After my closing remarks, I talked about how I like to roll: “I usually roll very controlled, but sometimes I need to bloody the lips of my blue belts … Karen, please step forward.” Immediately the class erupted in applause. I thought Karen had missed my comment, but she was actually apprehensive about stepping forward. She was struggling, like a lot of us do, with internal questions as to whether or not she deserved the promotion. But, she stepped forward and her eyes welled. Karen wears her heart on her sleeve, and it’s something you can always count on: the honesty of her presentation.
As I tied her new belt around her waist I lauded her for her attendance, perseverance, competition merits, leadership skills, toughness, commitment, and intense passion for self-improvement and Jiu-Jitsu. She later told me that she thought I was rolling so hard with her as a punishment for doing something “wrong” with a beginner in the previous round.

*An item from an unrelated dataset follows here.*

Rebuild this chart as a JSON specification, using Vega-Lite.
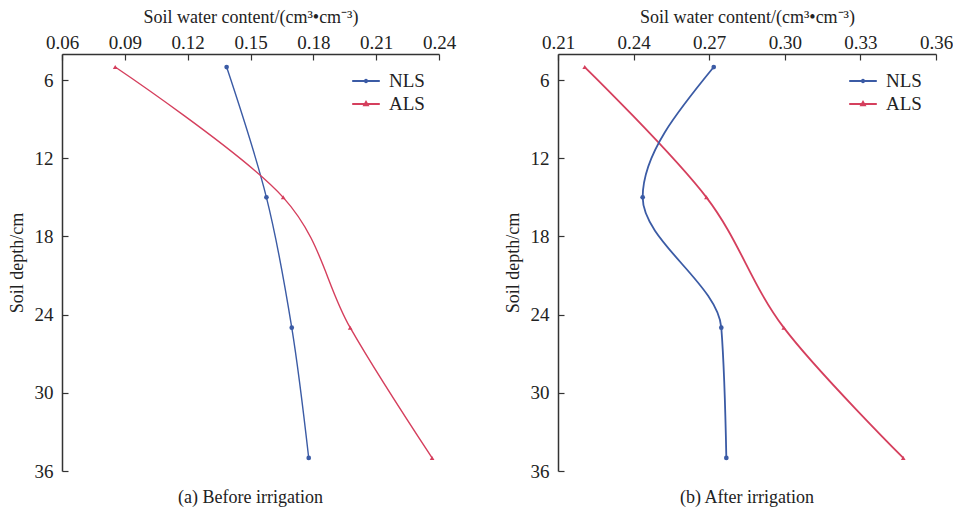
{
  "$schema": "https://vega.github.io/schema/vega-lite/v6.json",
  "padding": {"left": 8, "top": 8, "right": 0, "bottom": 0},
  "background": "white",
  "datasets": {
    "swc": [
      {"panel": "a", "series": "NLS", "depth": 5, "swc": 0.1386},
      {"panel": "a", "series": "NLS", "depth": 15, "swc": 0.1576},
      {"panel": "a", "series": "NLS", "depth": 25, "swc": 0.1697},
      {"panel": "a", "series": "NLS", "depth": 35, "swc": 0.1778},
      {"panel": "a", "series": "ALS", "depth": 5, "swc": 0.0854},
      {"panel": "a", "series": "ALS", "depth": 15, "swc": 0.1656},
      {"panel": "a", "series": "ALS", "depth": 25, "swc": 0.1976},
      {"panel": "a", "series": "ALS", "depth": 35, "swc": 0.2367},
      {"panel": "b", "series": "NLS", "depth": 5, "swc": 0.2718},
      {"panel": "b", "series": "NLS", "depth": 15, "swc": 0.2436},
      {"panel": "b", "series": "NLS", "depth": 25, "swc": 0.2748},
      {"panel": "b", "series": "NLS", "depth": 35, "swc": 0.2768},
      {"panel": "b", "series": "ALS", "depth": 5, "swc": 0.2206},
      {"panel": "b", "series": "ALS", "depth": 15, "swc": 0.2689},
      {"panel": "b", "series": "ALS", "depth": 25, "swc": 0.2996},
      {"panel": "b", "series": "ALS", "depth": 35, "swc": 0.3470}
    ]
  },
  "config": {
    "font": "Liberation Serif",
    "view": {"stroke": null},
    "axis": {
      "grid": false,
      "domain": true,
      "domainColor": "#333333",
      "domainWidth": 1.5,
      "tickColor": "#333333",
      "tickWidth": 1.2,
      "tickSize": -6,
      "labelFlush": false,
      "labelFont": "Liberation Serif",
      "labelFontSize": 19,
      "labelColor": "#222222",
      "titleFont": "Liberation Serif",
      "titleFontSize": 18,
      "titleFontWeight": "normal",
      "titleColor": "#222222"
    },
    "legend": {
      "labelFont": "Liberation Serif",
      "labelFontSize": 19,
      "labelColor": "#222222"
    },
    "title": {"font": "Liberation Serif", "fontSize": 18, "fontWeight": "normal", "color": "#222222"}
  },
  "resolve": {"scale": {"color": "independent"}, "legend": {"color": "independent"}},
  "spacing": 48,
  "hconcat": [
    {
      "width": 377,
      "height": 417,
      "title": {"text": "(a) Before irrigation", "orient": "bottom", "offset": 8},
      "data": {"name": "swc"},
      "transform": [{"filter": "datum.panel === 'a'"}],
      "encoding": {
        "x": {"field": "swc", "type": "quantitative", "scale": {"domain": [0.06, 0.24], "nice": false, "zero": false},
              "axis": {"orient": "top", "title": "Soil water content/(cm³•cm⁻³)", "values": [0.06, 0.09, 0.12, 0.15, 0.18, 0.21, 0.24], "format": ".2f", "labelPadding": 8, "titlePadding": 7}},
        "y": {"field": "depth", "type": "quantitative", "scale": {"domain": [4, 36], "reverse": true, "nice": false, "zero": false},
              "axis": {"title": "Soil depth/cm", "values": [6, 12, 18, 24, 30, 36], "labelPadding": 15, "titlePadding": 8}}
      },
      "layer": [
        {"mark": {"type": "line", "interpolate": "cardinal", "strokeWidth": 1.4},
         "encoding": {"order": {"field": "depth", "type": "quantitative"},
                      "color": {"field": "series", "type": "nominal", "scale": {"domain": ["NLS", "ALS"], "range": ["#3b5ba5", "#d53f5d"]},
                        "legend": {"orient": "top-right", "title": null, "offset": 14, "symbolSize": 576, "symbolStrokeWidth": 2, "labelOffset": 10, "rowPadding": 0,
                          "encode": {"symbols": {"update": {"shape": [{"test": "datum.value === 'NLS'", "value": "M-1.15,0L1.15,0M-0.1,0A0.1,0.1,0,1,0,0.1,0A0.1,0.1,0,1,0,-0.1,0Z"}, {"value": "M-1.15,0L1.15,0M0,-0.17L0.15,0.1L-0.15,0.1Z"}]}}}}}}},
        {"transform": [{"filter": "datum.series === 'NLS'"}],
         "mark": {"type": "point", "filled": true, "opacity": 1, "size": 22, "shape": "circle", "color": "#3b5ba5"}},
        {"transform": [{"filter": "datum.series === 'ALS'"}],
         "mark": {"type": "point", "filled": true, "opacity": 1, "size": 22, "shape": "triangle-up", "color": "#d53f5d"}}
      ]
    },
    {
      "width": 378,
      "height": 417,
      "title": {"text": "(b) After irrigation", "orient": "bottom", "offset": 8},
      "data": {"name": "swc"},
      "transform": [{"filter": "datum.panel === 'b'"}],
      "encoding": {
        "x": {"field": "swc", "type": "quantitative", "scale": {"domain": [0.21, 0.36], "nice": false, "zero": false},
              "axis": {"orient": "top", "title": "Soil water content/(cm³•cm⁻³)", "values": [0.21, 0.24, 0.27, 0.30, 0.33, 0.36], "format": ".2f", "labelPadding": 8, "titlePadding": 7}},
        "y": {"field": "depth", "type": "quantitative", "scale": {"domain": [4, 36], "reverse": true, "nice": false, "zero": false},
              "axis": {"title": "Soil depth/cm", "values": [6, 12, 18, 24, 30, 36], "labelPadding": 15, "titlePadding": 8}}
      },
      "layer": [
        {"transform": [{"filter": "datum.series === 'ALS'"}],
         "mark": {"type": "line", "interpolate": "cardinal", "strokeWidth": 1.8},
         "encoding": {"order": {"field": "depth", "type": "quantitative"},
                      "color": {"field": "series", "type": "nominal", "scale": {"domain": ["NLS", "ALS"], "range": ["#3b5ba5", "#d53f5d"]},
                        "legend": {"orient": "top-right", "title": null, "offset": 14, "symbolSize": 576, "symbolStrokeWidth": 2, "labelOffset": 10, "rowPadding": 0,
                          "encode": {"symbols": {"update": {"shape": [{"test": "datum.value === 'NLS'", "value": "M-1.15,0L1.15,0M-0.1,0A0.1,0.1,0,1,0,0.1,0A0.1,0.1,0,1,0,-0.1,0Z"}, {"value": "M-1.15,0L1.15,0M0,-0.17L0.15,0.1L-0.15,0.1Z"}]}}}}}}},
        {"transform": [{"filter": "datum.series === 'NLS'"}],
         "mark": {"type": "area", "orient": "horizontal", "interpolate": "monotone", "filled": false, "strokeWidth": 1.8},
         "encoding": {"x2": {"field": "swc"},
                      "color": {"field": "series", "type": "nominal", "scale": {"domain": ["NLS", "ALS"], "range": ["#3b5ba5", "#d53f5d"]},
                        "legend": {"orient": "top-right", "title": null, "offset": 14, "symbolSize": 576, "symbolStrokeWidth": 2, "labelOffset": 10, "rowPadding": 0,
                          "encode": {"symbols": {"update": {"shape": [{"test": "datum.value === 'NLS'", "value": "M-1.15,0L1.15,0M-0.1,0A0.1,0.1,0,1,0,0.1,0A0.1,0.1,0,1,0,-0.1,0Z"}, {"value": "M-1.15,0L1.15,0M0,-0.17L0.15,0.1L-0.15,0.1Z"}]}}}}}}},
        {"transform": [{"filter": "datum.series === 'NLS'"}],
         "mark": {"type": "point", "filled": true, "opacity": 1, "size": 22, "shape": "circle", "color": "#3b5ba5"}},
        {"transform": [{"filter": "datum.series === 'ALS'"}],
         "mark": {"type": "point", "filled": true, "opacity": 1, "size": 22, "shape": "triangle-up", "color": "#d53f5d"}}
      ]
    }
  ]
}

A New Role, and a New Chapter
Since her promotion, Karen has truly stepped into the role of a blue belt. She consistently provides an example of what it means to be a student of the martial arts, while also showcasing her ability as a team leader. She comes to every single class she can, consistently logs her training hours, asks questions every opportunity she has, competes regularly, makes a point to do private lessons, organizes team functions, assists me in scheduling, cross trains weekly at Chosen Few to improve her no gi game, and still applies her trademark emotional intensity and passion to everything that she does, on and off the mats. I am incredibly proud and humbled to have the opportunity to share the mats – and my Jiu-Jitsu – with Karen, and to have her represent Sanctuary Jiu-Jitsu as a blue belt.